Repurposing Metal‐Based Therapeutics for Human Metapneumovirus (HMPV): An Integrative Computational Approach

Human metapneumovirus (HMPV) is a respiratory pathogen of global concern, particularly affecting infants, the elderly, and immunocompromised individuals. Despite its prevalence, no targeted antiviral therapies are currently approved. In this study, we employed a structure-guided computational strategy to repurpose clinically approved metal-based drugs as potential HMPV inhibitors. A curated chemical library was screened against the HMPV fusion protein (PDB ID: 5WB0) using high-accuracy molecular docking, followed by molecular dynamics (MD) simulations (2000 ns), binding free energy calculations, and pharmacophore modeling.
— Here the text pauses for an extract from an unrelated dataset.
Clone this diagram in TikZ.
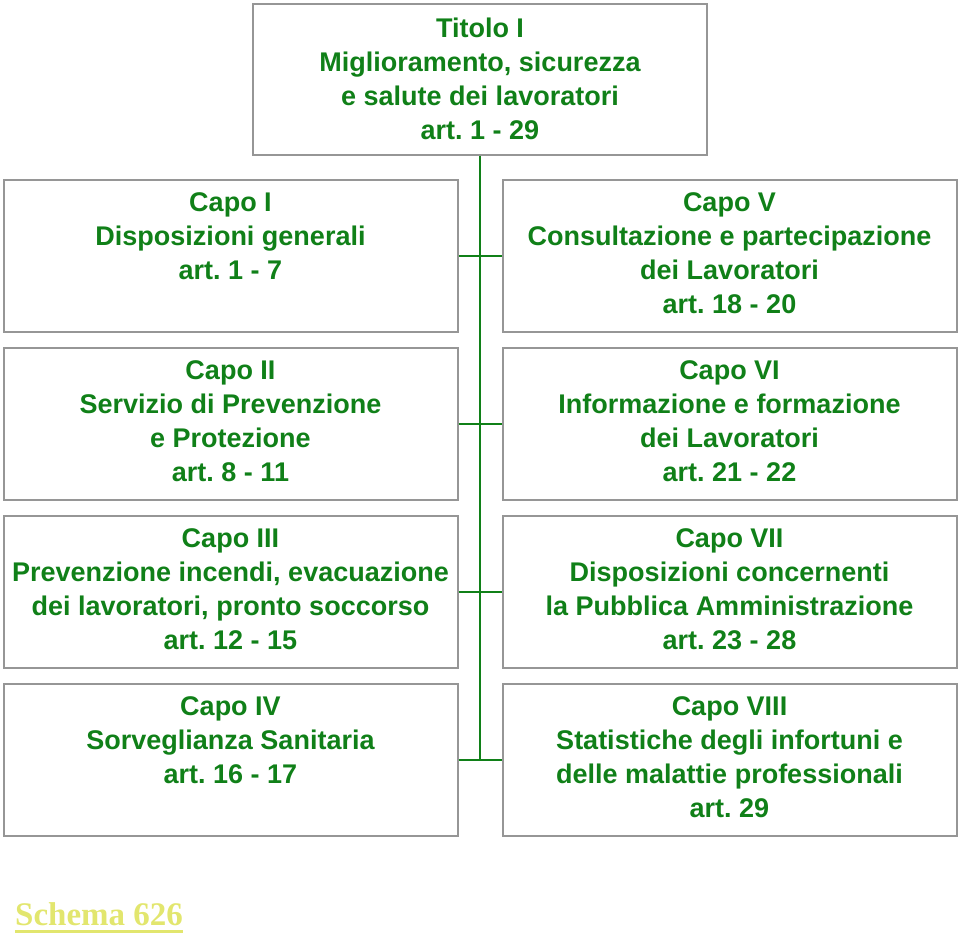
\documentclass[tikz,border=0pt]{standalone}
\usepackage{fontspec}
\setmainfont{Liberation Sans}
\newfontfamily\schemafont{Liberation Serif}
\usetikzlibrary{positioning}
\definecolor{capogreen}{RGB}{16,128,24}
\definecolor{framegray}{RGB}{150,150,150}
\definecolor{schemayellow}{RGB}{226,230,110}
\newcommand{\capotext}[2][126pt]{\parbox[t][#1][t]{454pt}{\centering\frenchspacing\bfseries\fontsize{27}{34}\selectfont #2}}
\begin{document}
\begin{tikzpicture}[x=1pt,y=-1pt,
    capo/.style={draw=framegray, line width=2pt, inner xsep=0pt, inner ysep=13pt, text=capogreen},
    link/.style={draw=capogreen, line width=2pt}]
  \useasboundingbox (0,0) rectangle (960,939);
  \node[capo] (titolo) at (480,79.5) {\capotext[124pt]{Titolo I\\Miglioramento, sicurezza\\e salute dei lavoratori\\art. 1 - 29}};
  % left column
  \node[capo] (capoI) at (230.5,255.5) {\capotext{Capo I\\Disposizioni generali\\art. 1 - 7}};
  \node[capo, below=14pt of capoI] (capoII) {\capotext{Capo II\\Servizio di Prevenzione\\e Protezione\\art. 8 - 11}};
  \node[capo, below=14pt of capoII] (capoIII) {\capotext{Capo III\\Prevenzione incendi, evacuazione\\dei lavoratori, pronto soccorso\\art. 12 - 15}};
  \node[capo, below=14pt of capoIII] (capoIV) {\capotext{Capo IV\\Sorveglianza Sanitaria\\art. 16 - 17}};
  % right column
  \node[capo, right=43pt of capoI] (capoV) {\capotext{Capo V\\Consultazione e partecipazione\\dei Lavoratori\\art. 18 - 20}};
  \node[capo, right=43pt of capoII] (capoVI) {\capotext{Capo VI\\Informazione e formazione\\dei Lavoratori\\art. 21 - 22}};
  \node[capo, right=43pt of capoIII] (capoVII) {\capotext{Capo VII\\Disposizioni concernenti\\la Pubblica Amministrazione\\art. 23 - 28}};
  \node[capo, right=43pt of capoIV] (capoVIII) {\capotext{Capo VIII\\Statistiche degli infortuni e\\delle malattie professionali\\art. 29}};
  \draw[link] (titolo.south) -- (titolo.south |- capoIV.east);
  \foreach \l/\r in {capoI/capoV, capoII/capoVI, capoIII/capoVII, capoIV/capoVIII}
    \draw[link] (\l.east) -- (\r.west);
  \node[text=schemayellow, font={\schemafont\bfseries\fontsize{33}{33}\selectfont}, anchor=base west, inner sep=0pt] (schema) at (15,925) {Schema 626};
  \draw[schemayellow, line width=3pt] ([yshift=-6pt]schema.base west) -- ([yshift=-6pt]schema.base east);
\end{tikzpicture}
\end{document}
Top-ranked compounds—Auranofin, silver sulfadiazine, and gallium nitrate—exhibited superior binding affinities (ΔG_binding: −68.5 to −62.7 kcal/mol), stable protein–ligand complexes (RMSD: 2.1–2.4 Å), and consistent interaction profiles when benchmarked against known antivirals ribavirin and favipiravir. Quantum chemical descriptors derived from density functional theory (DFT) and molecular electrostatic potential (MESP) mapping confirmed their favorable electronic properties, including optimal HOMO–LUMO gaps and total energy stability. Furthermore, ADMET predictions revealed acceptable oral bioavailability, low predicted toxicity, and renal clearance profiles, though known risks such as gallium accumulation were acknowledged. This integrative study highlights the potential of repurposed metallodrugs as novel anti-HMPV agents, offering a rational and cost-effective path toward therapeutic advancement.